An assortment of cakes, sweets and sandwiches are served on silver plates in this stunning teahouse in the Almagro neighborhood. Golden chandeliers, Italian marble floors, and stained glass windows decorate Las Violetas, a unique place to indulge your sweet tooth.

 

For Barrio Tango Spirit-Lo de Roberto

Although tango is present in most notable bars, Lo de Roberto in Almagro has an authentic feel to its late night tango gatherings in which the crowds actively participate whilst drinking beers.  Close by is another small traditional bar worth visiting, El Banderin, which has its walls covered in football flags from different times and places.

 

For Late Nights- Bar El Federal

In the heart of San Telmo, Bar El Federal is a daytime bar that becomes a lively pub in the evenings when the crowds come for a typical Fernet and some dancing.
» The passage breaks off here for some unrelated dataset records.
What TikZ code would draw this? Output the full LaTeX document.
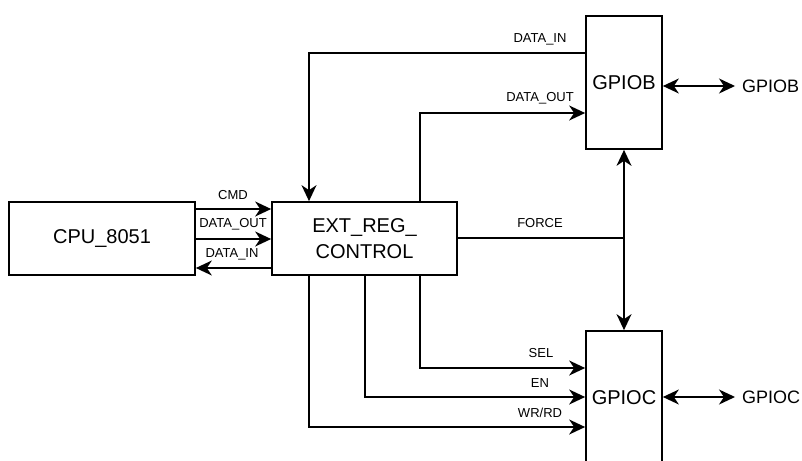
\documentclass[tikz,border=0pt]{standalone}
\usepackage{fontspec}
\setmainfont{Liberation Sans}
\usetikzlibrary{arrows.meta}
\tikzset{
  sigtip/.tip={Stealth[length=16pt,width=15pt,inset=5pt]}
}
\begin{document}
\begin{tikzpicture}[x=1pt,y=-1pt,
  block/.style={draw,line width=1.7pt,inner sep=0pt,font=\fontsize{20}{26}\selectfont,align=center},
  sig/.style={font=\fontsize{13}{15}\selectfont,inner sep=0pt},
  pinlabel/.style={font=\fontsize{18}{21}\selectfont,inner sep=0pt,anchor=west},
  wire/.style={line width=1.7pt},
  arr/.style={wire,-sigtip},
  biarr/.style={wire,sigtip-sigtip}]
\useasboundingbox (0,0) rectangle (802,460);

% blocks
\node[block,minimum width=186,minimum height=73] (cpu) at (102,238.5) {CPU\_8051};
\node[block,minimum width=185,minimum height=73] (ext) at (364.5,238.5) {EXT\_REG\_\\CONTROL};
\node[block,minimum width=76,minimum height=133] (gpiob) at (624,82.5) {GPIOB};
\node[block,minimum width=76,minimum height=133] (gpioc) at (624,397.5) {GPIOC};

% external pins
\coordinate (pinb) at (735,86);
\coordinate (pinc) at (735,397);
\node[pinlabel] (lblb) at (742,86) {GPIOB};
\node[pinlabel] (lblc) at (742,397) {GPIOC};

% CPU <-> EXT_REG_CONTROL bus
\draw[arr] (cpu.east |- 0,209) -- (ext.west |- 0,209);
\draw[arr] (cpu.east |- 0,239) -- (ext.west |- 0,239);
\draw[arr] (ext.west |- 0,268) -- (cpu.east |- 0,268);
\node[sig] (lcmd) at (233,195) {CMD};
\node[sig] (ldo) at (233,224) {DATA\_OUT};
\node[sig] (ldi) at (232,254) {DATA\_IN};

% GPIOB data paths
\draw[arr] (gpiob.west |- 0,53) -| (ext.north -| 309,0);
\draw[arr] (ext.north -| 420,0) |- (gpiob.west |- 0,113);
\node[sig] (lbin) at (540,39) {DATA\_IN};
\node[sig] (lbout) at (540,98) {DATA\_OUT};

% FORCE line into the GPIOB/GPIOC link
\draw[wire] (ext.east |- 0,238) -- (gpiob.south |- 0,238);
\draw[biarr] (gpiob.south) -- (gpioc.north);
\node[sig] (lforce) at (540,223) {FORCE};

% GPIOC control lines
\draw[arr] (ext.south -| 420,0) |- (gpioc.west |- 0,368);
\draw[arr] (ext.south -| 365,0) |- (gpioc.west |- 0,397);
\draw[arr] (ext.south -| 309,0) |- (gpioc.west |- 0,427);
\node[sig] (lsel) at (541,353) {SEL};
\node[sig] (len) at (540,383) {EN};
\node[sig] (lwr) at (540,413) {WR/RD};

% pin connections
\draw[biarr] (gpiob.east |- pinb) -- (pinb);
\draw[biarr] (gpioc.east |- pinc) -- (pinc);
\end{tikzpicture}
\end{document}
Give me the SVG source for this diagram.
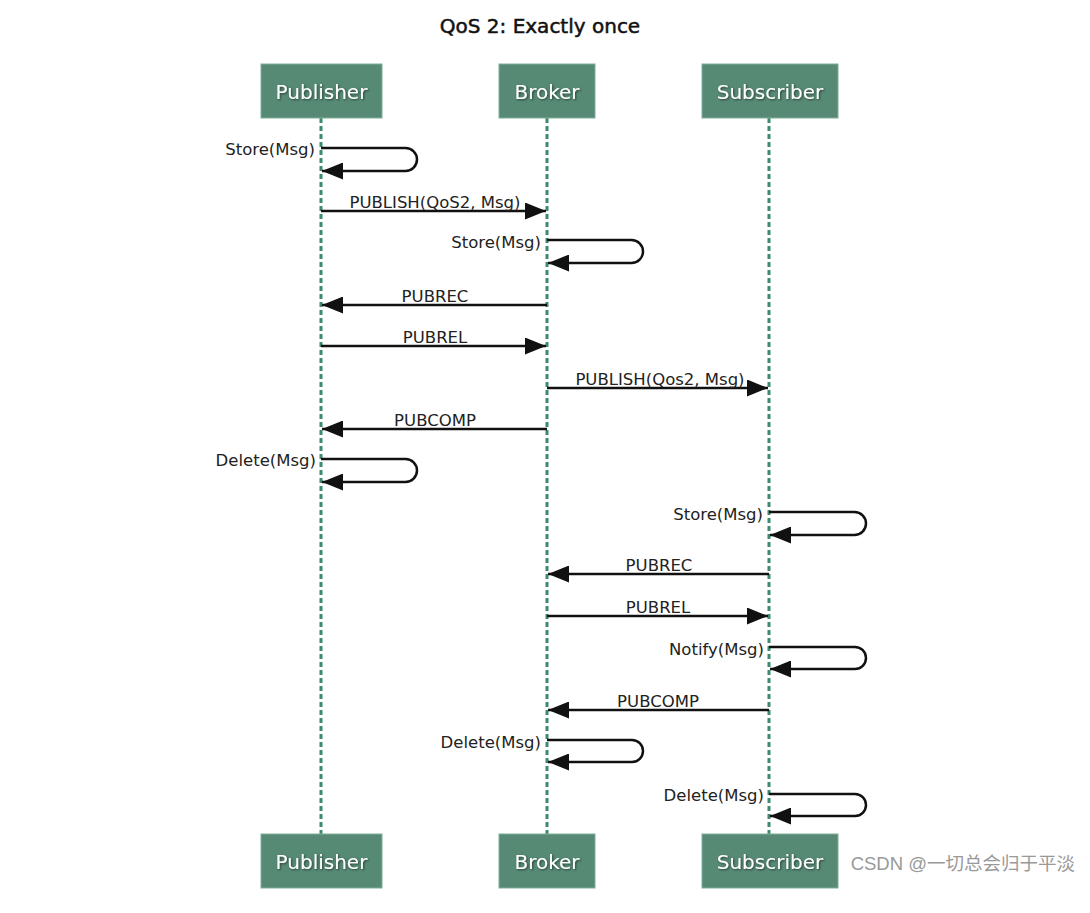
<svg xmlns="http://www.w3.org/2000/svg" width="1090" height="913" viewBox="0 0 1090 913">
<style>
.box{fill:#568a74;stroke:#7fae9a;stroke-width:1}
.bt{font-family:"DejaVu Sans",Verdana,sans-serif;font-size:20px;fill:#fff;text-anchor:middle;filter:url(#sh)}
.life{stroke:#3f8a6c;stroke-width:3;stroke-dasharray:5 3;fill:none}
.msg{stroke:#111;stroke-width:2.5;fill:none;marker-end:url(#ah)}
.lbl{font-family:"DejaVu Sans",Verdana,sans-serif;font-size:16.5px;fill:#222}
.c{text-anchor:middle}
.r{text-anchor:end}
</style>
<defs>
<marker id="ah" viewBox="0 0 21 17" refX="21" refY="8.5" markerWidth="21" markerHeight="17" markerUnits="userSpaceOnUse" orient="auto">
<path d="M0,0 L21,8.5 L0,17 z" fill="#111"/>
</marker>
<filter id="sh" x="-10%" y="-20%" width="120%" height="150%">
<feDropShadow dx="1" dy="1" stdDeviation="0.8" flood-color="#000" flood-opacity="0.55"/>
</filter>
</defs>
<rect width="1090" height="913" fill="#fff"/>
<text x="540" y="33" font-family="DejaVu Sans,Verdana,sans-serif" font-size="20" fill="#111" stroke="#111" stroke-width="0.5" text-anchor="middle">QoS 2: Exactly once</text>
<g id="lifelines">
<line class="life" x1="321" y1="118" x2="321" y2="834"/>
<line class="life" x1="547" y1="118" x2="547" y2="834"/>
<line class="life" x1="769" y1="118" x2="769" y2="834"/>
</g>
<g id="publisher-top"><rect class="box" x="261" y="64" width="121" height="54"/><text class="bt" x="321.5" y="99">Publisher</text></g>
<g id="broker-top"><rect class="box" x="499" y="64" width="96" height="54"/><text class="bt" x="547" y="99">Broker</text></g>
<g id="subscriber-top"><rect class="box" x="702" y="64" width="136" height="54"/><text class="bt" x="770" y="99">Subscriber</text></g>
<g id="publisher-bottom"><rect class="box" x="261" y="834" width="121" height="54"/><text class="bt" x="321.5" y="869">Publisher</text></g>
<g id="broker-bottom"><rect class="box" x="499" y="834" width="96" height="54"/><text class="bt" x="547" y="869">Broker</text></g>
<g id="subscriber-bottom"><rect class="box" x="702" y="834" width="136" height="54"/><text class="bt" x="770" y="869">Subscriber</text></g>
<g id="connectors">
<path class="msg" d="M321,148 H405.5 A11.5,11.5 0 0 1 405.5,171 H322"/>
<path class="msg" d="M321,211 H546"/>
<path class="msg" d="M547,240 H631.5 A11.5,11.5 0 0 1 631.5,263 H548"/>
<path class="msg" d="M547,305 H322"/>
<path class="msg" d="M321,346 H546"/>
<path class="msg" d="M547,388 H768"/>
<path class="msg" d="M547,429 H322"/>
<path class="msg" d="M321,459 H405.5 A11.5,11.5 0 0 1 405.5,482 H322"/>
<path class="msg" d="M769,512 H854.5 A11.5,11.5 0 0 1 854.5,535 H770"/>
<path class="msg" d="M769,574 H548"/>
<path class="msg" d="M547,616 H768"/>
<path class="msg" d="M769,647 H855 A11,11 0 0 1 855,669 H770"/>
<path class="msg" d="M769,710 H548"/>
<path class="msg" d="M547,740 H632 A11,11 0 0 1 632,762 H548"/>
<path class="msg" d="M769,794 H855 A11,11 0 0 1 855,816 H770"/>
</g>
<g id="labels">
<text class="lbl r" x="315" y="155">Store(Msg)</text>
<text class="lbl c" x="435" y="208">PUBLISH(QoS2, Msg)</text>
<text class="lbl r" x="541" y="248">Store(Msg)</text>
<text class="lbl c" x="435" y="302">PUBREC</text>
<text class="lbl c" x="435" y="343">PUBREL</text>
<text class="lbl c" x="660" y="385">PUBLISH(Qos2, Msg)</text>
<text class="lbl c" x="435" y="426">PUBCOMP</text>
<text class="lbl r" x="316" y="466">Delete(Msg)</text>
<text class="lbl r" x="763" y="520">Store(Msg)</text>
<text class="lbl c" x="659" y="571">PUBREC</text>
<text class="lbl c" x="658" y="613">PUBREL</text>
<text class="lbl r" x="764" y="655">Notify(Msg)</text>
<text class="lbl c" x="658" y="707">PUBCOMP</text>
<text class="lbl r" x="541" y="748">Delete(Msg)</text>
<text class="lbl r" x="764" y="801">Delete(Msg)</text>
</g>
<text x="1075" y="870" font-family="Liberation Sans,'Noto Sans CJK SC',sans-serif" font-size="18.5" fill="#999" text-anchor="end">CSDN @一切总会归于平淡</text>
</svg>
The stunning bar has a wooden arch with vitraux  details and a stopped clock immediately capturing ones attention and is an inviting place for people watching and a drink or two.

 

Local Specialties to Indulge your Sweet Tooth.

Grey cold days like the ones we’ve been having lately are great for comforting afternoon snacks in traditional teahouses such as Las Violetas in Almagro or Confiteria La Ideal downtown. Here are some local specialties to sweeten the afternoon.
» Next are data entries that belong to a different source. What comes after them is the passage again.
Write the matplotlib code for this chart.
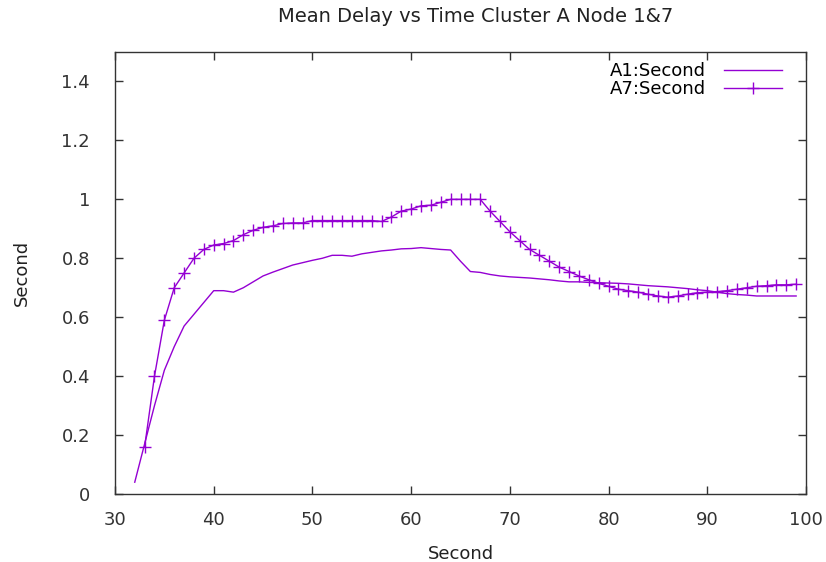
import matplotlib
matplotlib.use("Agg")
import matplotlib.pyplot as plt

x_a1 = list(range(32, 100))
a1 = [0.04, 0.17, 0.30, 0.42, 0.50, 0.57, 0.61, 0.65, 0.69, 0.69,
      0.685, 0.70, 0.72, 0.74, 0.753, 0.765, 0.777, 0.785, 0.793, 0.80,
      0.81, 0.81, 0.807, 0.815, 0.82, 0.825, 0.828, 0.832, 0.833, 0.836,
      0.833, 0.83, 0.828, 0.79, 0.755, 0.752, 0.745, 0.74, 0.737, 0.735,
      0.733, 0.73, 0.727, 0.723, 0.72, 0.72, 0.718, 0.717, 0.716, 0.715,
      0.713, 0.71, 0.707, 0.705, 0.703, 0.70, 0.697, 0.693, 0.69, 0.685,
      0.68, 0.677, 0.675, 0.672, 0.672, 0.672, 0.672, 0.672]

x_a7 = list(range(33, 100))
a7 = [0.16, 0.40, 0.59, 0.70, 0.75, 0.80, 0.83, 0.845, 0.85, 0.86,
      0.88, 0.895, 0.905, 0.91, 0.918, 0.92, 0.92, 0.928, 0.928, 0.928,
      0.928, 0.928, 0.928, 0.928, 0.925, 0.94, 0.96, 0.967, 0.978, 0.98,
      0.99, 1.0, 1.0, 1.0, 1.0, 0.96, 0.925, 0.89, 0.86, 0.83,
      0.81, 0.79, 0.77, 0.755, 0.74, 0.727, 0.715, 0.705, 0.695, 0.69,
      0.685, 0.678, 0.672, 0.668, 0.672, 0.678, 0.683, 0.685, 0.687, 0.69,
      0.695, 0.70, 0.705, 0.707, 0.71, 0.71, 0.712]

xticks = [30, 40, 50, 60, 70, 80, 90, 100]
yticks = [0, 0.2, 0.4, 0.6, 0.8, 1.0, 1.2, 1.4]
ytick_labels = ["0", "0.2", "0.4", "0.6", "0.8", "1", "1.2", "1.4"]

color = "#9400d3"
plt.rcParams['font.family'] = ['DejaVu Sans']

fig = plt.figure(figsize=(8.26, 5.62), dpi=100)
ax = fig.add_axes([115/826, 1 - 494/562, (806 - 115)/826, (494 - 52)/562])

ax.plot(x_a1, a1, color=color, lw=1.0, label="A1:Second")
ax.plot(x_a7, a7, color=color, lw=1.0, marker="+", markersize=8, markeredgewidth=1.0,
        label="A7:Second")

ax.set_xlim(30, 100)
ax.set_ylim(0, 1.5)
ax.set_xticks(xticks)
ax.set_yticks(yticks)
ax.set_yticklabels(ytick_labels)
ax.tick_params(direction="in", top=True, right=True, length=6, width=1,
               labelsize=13, colors="#333333")
ax.tick_params(axis="y", pad=18)
ax.tick_params(axis="x", pad=12)
for s in ax.spines.values():
    s.set_color("#333333")
    s.set_linewidth(1)

ax.set_xlabel("Second", fontsize=13, color="#222222", labelpad=12)
ax.set_ylabel("Second", fontsize=13, color="#222222", labelpad=22)
fig.text(476/826, 1 - 17/562, "Mean Delay vs Time Cluster A Node 1&7",
         ha="center", va="center", fontsize=14, color="#222222")

leg = ax.legend(loc="upper right", frameon=False, fontsize=13,
                markerfirst=False, handlelength=3.2, handletextpad=1.0,
                borderaxespad=0.0, labelspacing=0.0, bbox_to_anchor=(0.975, 0.994))

fig.savefig("out.png", dpi=100)
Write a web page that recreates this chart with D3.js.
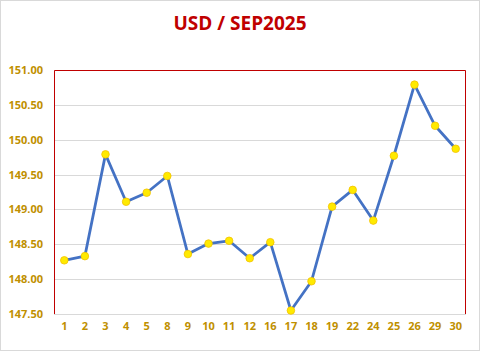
<!DOCTYPE html>
<html>
<head>
<meta charset="utf-8">
<script src="https://cdn.jsdelivr.net/npm/d3@7"></script>
<style>
  body { margin: 0; background: #fff; }
</style>
</head>
<body>
<div id="chart"></div>
<script>
const days = ["1", "2", "3", "4", "5", "8", "9", "10", "11", "12", "16", "17", "18", "19", "22", "24", "25", "26", "29", "30"];
const rates = [148.27, 148.33, 149.79, 149.11, 149.24, 149.48, 148.36, 148.51, 148.55, 148.30,
               148.53, 147.55, 147.97, 149.04, 149.28, 148.84, 149.77, 150.79, 150.20, 149.87];
const yTicks = [147.5, 148, 148.5, 149, 149.5, 150, 150.5, 151];

const WIDTH = 480, HEIGHT = 351;
const MARGIN = { top: 70, right: 14, bottom: 37, left: 54 };
const INNER_WIDTH = WIDTH - MARGIN.left - MARGIN.right;
const INNER_HEIGHT = HEIGHT - MARGIN.top - MARGIN.bottom;

const root = d3.select("#chart")
  .append("svg")
  .attr("width", WIDTH)
  .attr("height", HEIGHT);

// outer frame
root.append("rect")
  .attr("x", 0.5).attr("y", 0.5)
  .attr("width", WIDTH - 1).attr("height", HEIGHT - 1)
  .attr("fill", "#fff")
  .attr("stroke", "#d9d9d9");

root.append("text")
  .attr("x", WIDTH / 2)
  .attr("y", 30)
  .attr("text-anchor", "middle")
  .style("font-family", "'Open Sans', sans-serif")
  .style("font-weight", "bold")
  .style("font-size", "19px")
  .attr("fill", "#C00000")
  .text("USD / SEP2025");

const svg = root.append("g")
  .attr("transform", `translate(${MARGIN.left}, ${MARGIN.top})`);

const x = d3.scaleBand()
  .domain(days)
  .range([0, INNER_WIDTH]);

const y = d3.scaleLinear()
  .domain([147.5, 151])
  .range([INNER_HEIGHT, 0]);

// gridlines
svg.append("g")
  .selectAll("line")
  .data(yTicks)
  .join("line")
  .attr("x1", 0).attr("x2", INNER_WIDTH)
  .attr("y1", d => Math.round(y(d)) + 0.5)
  .attr("y2", d => Math.round(y(d)) + 0.5)
  .attr("stroke", "#d9d9d9");

// plot border (left, top, right)
svg.append("path")
  .attr("d", `M0.5,${INNER_HEIGHT}V0.5H${INNER_WIDTH - 0.5}V${INNER_HEIGHT}`)
  .attr("fill", "none")
  .attr("stroke", "#C00000");

// axes
const yAxis = svg.append("g")
  .call(d3.axisLeft(y).tickValues(yTicks).tickFormat(d3.format(".2f")).tickSize(0).tickPadding(11));
yAxis.select(".domain").remove();

const xAxis = svg.append("g")
  .attr("transform", `translate(0, ${INNER_HEIGHT})`)
  .call(d3.axisBottom(x).tickSize(0).tickPadding(8));
xAxis.select(".domain").remove();

svg.selectAll(".tick text")
  .style("font-family", "'Open Sans', sans-serif")
  .style("font-weight", "bold")
  .style("font-size", "11px")
  .attr("fill", "#BF9000");

// line
const line = d3.line()
  .x((d, i) => x(days[i]) + x.bandwidth() / 2)
  .y(d => y(d));

svg.append("path")
  .datum(rates)
  .attr("fill", "none")
  .attr("stroke", "#4472C4")
  .attr("stroke-width", 2.75)
  .attr("stroke-linejoin", "round")
  .attr("d", line);

// points
svg.selectAll("circle")
  .data(rates)
  .join("circle")
  .attr("cx", (d, i) => x(days[i]) + x.bandwidth() / 2)
  .attr("cy", d => y(d))
  .attr("r", 3.8)
  .attr("fill", "#FFEA00")
  .attr("stroke", "#F2C200")
  .attr("stroke-width", 0.8);
</script>
</body>
</html>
Dulce de leche: Probably the most famous of Argentine sweets, this caramel cream is used in pastries, spread on toast, eaten by the spoonful and included in all kinds of desserts.

Alfajores:  A typical sandwich like snack made up of two “cookies” usually filled by, you guessed it, dulce de leche, (although there are variety’s filled with fruit jams and chocolate  as well) and covered in chocolate, confectionary, sugar or coconut. More information about alfajores is available here.

Rogel Cake: A very sweet cake made with alternating layers of puff pastry and dulce de leche and topped with meringue.

Pasta Frola Quince pie: Another typical sweet used in pastry’s and deserts is Quince paste (dulce de membrillo) and candied yam jam (dulce de batata), which are often combined with cheese for dessert. Quince paste also the main ingredient of Pasta Frola, a fruity pie that goes well with coffee.

Medialunas and Facturas: The local croissants and pastry’s come in many varieties. There are two types of medialunas (croissants), de grasa (made with lard) or de manteca (made with butter). The first is crunchier and thin, the second puffy and moist. Amongst the pastries you will find varieties with dulce de leche, with quince and yam jam, and with custard (crema pastelera).

Vainillas: These very lightweight  airy “cookies”  made from egg, vanilla and sugar are the favorite of many local children (and adults who wont admit it) who dunk them in milk as an afternoon snack.

Submarino: Another thing Argies like to dunk is a bar of chocolate in a cup of hot milk for a local take on a typical winter comforter.